Thursday 26 March 2015

Chappie


In the future, everything is shit. We know this. In this particular future, South Africa has deployed a robotic police force with cute antenna ears to curb rampant crime, but the designer of these 'Scouts' is more interested in perfecting their artificial intelligence than in the combat applications which bankroll their development. Perfecting his artificial consciousness program he steals a damaged robot to install it in, but is kidnapped by a particularly inept gang who quickly adapt from wanting a means to deactivate the robots while they commit crimes to having a robot of their own.

These guys are Yolandi and Ninja, aka rave-rap band
Die Antwoord. Their screen characters share their names, or at
least in Ninja's case his stage name. His real name is Watkin
Tudor Jones, which is fucking awesome, 
The robot (Sharlto Coopley) - soon named 'Chappie' - is effectively a child, and learns rapidly under the conflicting influences of programmer Deon (Dev Patel), surrogate mother Yolandi (Yolandi Visser) and her partner, gang leader Ninja (Watkin Tudor Jones). Unfortunately, Deon's rival at the company, Vincent (Hugh Jackman in an uncharacteristic jerk role) is out to destroy the Scout program to advance his own ED-209... I mean MOOSE combat drone, and the damage to his original body means that Chappie only has days to live anyway.

Taken on its own, Chappie is a decent enough film, but it suffers a little from comparison with Director Neil Blomkamp's earlier District 9, not because it isn't as good, but because it's kind of the same in a lot of ways, with its lost protagonist, urban warzone setting, a powerful gangster figure, and most notably a gung-ho militaristic antagonist. It is a distinct film, and in all honesty it would be easier to overlook the parallels if not for the great similarity in the landscape.

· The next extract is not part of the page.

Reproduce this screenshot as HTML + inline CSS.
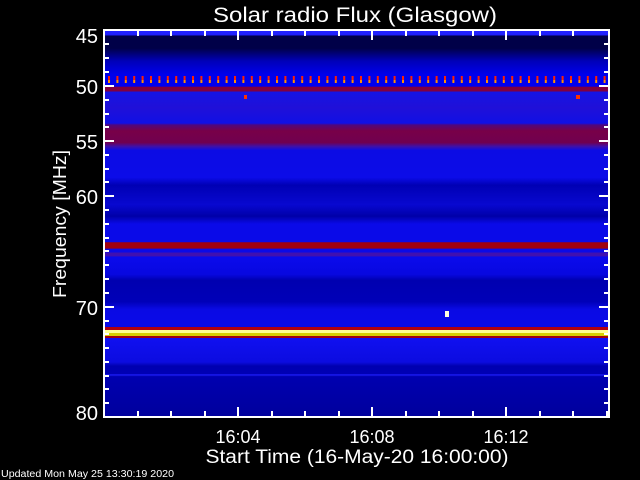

The film is built on solid performances, but suffers from a shortage of very likable characters. Yolandi and Ninja, and their cohort Amerika, are pitched somewhere between adorably eccentric and vicious killers, while Chappie himself walks the line between loveable Johnny 5 in Short Circuit and the hatefully overplayed Johnny 5 in Short Circuit 2. Actually, there's a lot of Short Circuit in here as well. In the case of the human characters, there is a deliberateness to this, as the film is less concerned with the nature of consciousness than with the impact that nurturing a being like Chappie has on the humans - even the apparently irredeemable jerkass Ninja - the process essentially being like teaching a child, but with the transformative steps writ large instead of almost invisible.

Chappie is a long way from being a perfect film, but it has a lot going for it, and compares well to the newer Robocop, of which it is a kind of mirror image. Man, this film is full of... parallels? Homages?